PROBLEM ▸ Every line of the listing must be reproduced as it stands. Leave the images behind.

* Begin *

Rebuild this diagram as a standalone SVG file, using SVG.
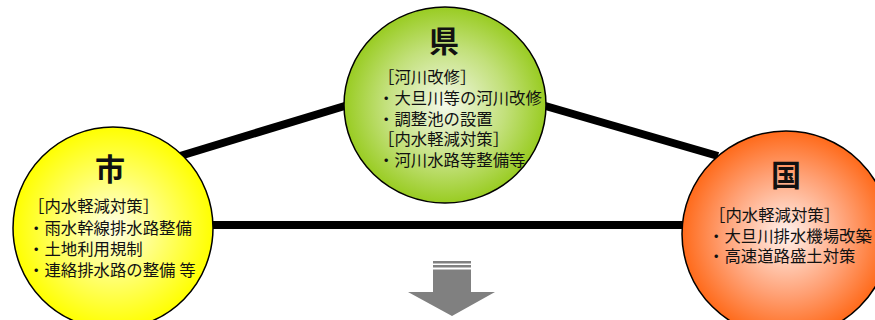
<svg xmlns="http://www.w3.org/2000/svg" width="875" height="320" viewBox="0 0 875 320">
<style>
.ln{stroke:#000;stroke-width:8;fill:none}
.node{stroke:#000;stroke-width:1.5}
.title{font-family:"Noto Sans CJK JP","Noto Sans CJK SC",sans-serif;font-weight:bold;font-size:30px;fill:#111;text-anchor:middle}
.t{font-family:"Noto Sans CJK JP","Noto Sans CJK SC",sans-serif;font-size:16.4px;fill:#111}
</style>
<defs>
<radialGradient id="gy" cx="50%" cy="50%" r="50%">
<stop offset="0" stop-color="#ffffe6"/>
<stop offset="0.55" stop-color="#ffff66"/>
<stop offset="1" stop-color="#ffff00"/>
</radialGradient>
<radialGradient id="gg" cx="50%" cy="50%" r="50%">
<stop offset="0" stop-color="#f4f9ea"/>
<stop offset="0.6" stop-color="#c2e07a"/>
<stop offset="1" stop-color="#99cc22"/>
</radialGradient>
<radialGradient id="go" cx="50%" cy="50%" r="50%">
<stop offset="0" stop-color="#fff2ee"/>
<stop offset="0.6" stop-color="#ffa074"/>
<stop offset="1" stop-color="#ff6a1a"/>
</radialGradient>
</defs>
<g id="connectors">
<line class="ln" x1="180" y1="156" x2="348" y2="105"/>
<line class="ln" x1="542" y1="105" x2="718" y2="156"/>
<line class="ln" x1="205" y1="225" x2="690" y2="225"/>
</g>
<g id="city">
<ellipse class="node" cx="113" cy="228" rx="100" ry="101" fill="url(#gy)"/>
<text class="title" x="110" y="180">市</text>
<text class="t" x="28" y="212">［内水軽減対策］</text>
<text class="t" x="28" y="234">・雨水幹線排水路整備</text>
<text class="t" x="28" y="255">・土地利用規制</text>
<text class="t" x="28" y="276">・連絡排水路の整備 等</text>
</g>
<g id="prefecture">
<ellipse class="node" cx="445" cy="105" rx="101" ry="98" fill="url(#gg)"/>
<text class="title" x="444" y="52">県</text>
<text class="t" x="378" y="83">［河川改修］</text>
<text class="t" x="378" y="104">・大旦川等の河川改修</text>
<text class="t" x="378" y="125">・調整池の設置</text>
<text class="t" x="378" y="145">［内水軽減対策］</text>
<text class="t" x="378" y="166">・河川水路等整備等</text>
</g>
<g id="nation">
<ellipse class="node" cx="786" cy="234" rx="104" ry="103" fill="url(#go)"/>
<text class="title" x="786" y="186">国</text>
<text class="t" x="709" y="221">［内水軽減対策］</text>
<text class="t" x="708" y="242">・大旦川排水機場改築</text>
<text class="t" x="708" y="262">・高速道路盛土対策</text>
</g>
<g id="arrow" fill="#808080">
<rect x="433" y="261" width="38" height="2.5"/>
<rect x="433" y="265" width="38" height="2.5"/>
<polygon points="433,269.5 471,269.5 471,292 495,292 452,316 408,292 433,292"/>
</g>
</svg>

* End *

ANSWER TO THE PROBLEM ▸
Rebuild this diagram as a standalone SVG file, using SVG.
<svg xmlns="http://www.w3.org/2000/svg" width="875" height="320" viewBox="0 0 875 320">
<style>
.ln{stroke:#000;stroke-width:8;fill:none}
.node{stroke:#000;stroke-width:1.5}
.title{font-family:"Noto Sans CJK JP","Noto Sans CJK SC",sans-serif;font-weight:bold;font-size:30px;fill:#111;text-anchor:middle}
.t{font-family:"Noto Sans CJK JP","Noto Sans CJK SC",sans-serif;font-size:16.4px;fill:#111}
</style>
<defs>
<radialGradient id="gy" cx="50%" cy="50%" r="50%">
<stop offset="0" stop-color="#ffffe6"/>
<stop offset="0.55" stop-color="#ffff66"/>
<stop offset="1" stop-color="#ffff00"/>
</radialGradient>
<radialGradient id="gg" cx="50%" cy="50%" r="50%">
<stop offset="0" stop-color="#f4f9ea"/>
<stop offset="0.6" stop-color="#c2e07a"/>
<stop offset="1" stop-color="#99cc22"/>
</radialGradient>
<radialGradient id="go" cx="50%" cy="50%" r="50%">
<stop offset="0" stop-color="#fff2ee"/>
<stop offset="0.6" stop-color="#ffa074"/>
<stop offset="1" stop-color="#ff6a1a"/>
</radialGradient>
</defs>
<g id="connectors">
<line class="ln" x1="180" y1="156" x2="348" y2="105"/>
<line class="ln" x1="542" y1="105" x2="718" y2="156"/>
<line class="ln" x1="205" y1="225" x2="690" y2="225"/>
</g>
<g id="city">
<ellipse class="node" cx="113" cy="228" rx="100" ry="101" fill="url(#gy)"/>
<text class="title" x="110" y="180">市</text>
<text class="t" x="28" y="212">［内水軽減対策］</text>
<text class="t" x="28" y="234">・雨水幹線排水路整備</text>
<text class="t" x="28" y="255">・土地利用規制</text>
<text class="t" x="28" y="276">・連絡排水路の整備 等</text>
</g>
<g id="prefecture">
<ellipse class="node" cx="445" cy="105" rx="101" ry="98" fill="url(#gg)"/>
<text class="title" x="444" y="52">県</text>
<text class="t" x="378" y="83">［河川改修］</text>
<text class="t" x="378" y="104">・大旦川等の河川改修</text>
<text class="t" x="378" y="125">・調整池の設置</text>
<text class="t" x="378" y="145">［内水軽減対策］</text>
<text class="t" x="378" y="166">・河川水路等整備等</text>
</g>
<g id="nation">
<ellipse class="node" cx="786" cy="234" rx="104" ry="103" fill="url(#go)"/>
<text class="title" x="786" y="186">国</text>
<text class="t" x="709" y="221">［内水軽減対策］</text>
<text class="t" x="708" y="242">・大旦川排水機場改築</text>
<text class="t" x="708" y="262">・高速道路盛土対策</text>
</g>
<g id="arrow" fill="#808080">
<rect x="433" y="261" width="38" height="2.5"/>
<rect x="433" y="265" width="38" height="2.5"/>
<polygon points="433,269.5 471,269.5 471,292 495,292 452,316 408,292 433,292"/>
</g>
</svg>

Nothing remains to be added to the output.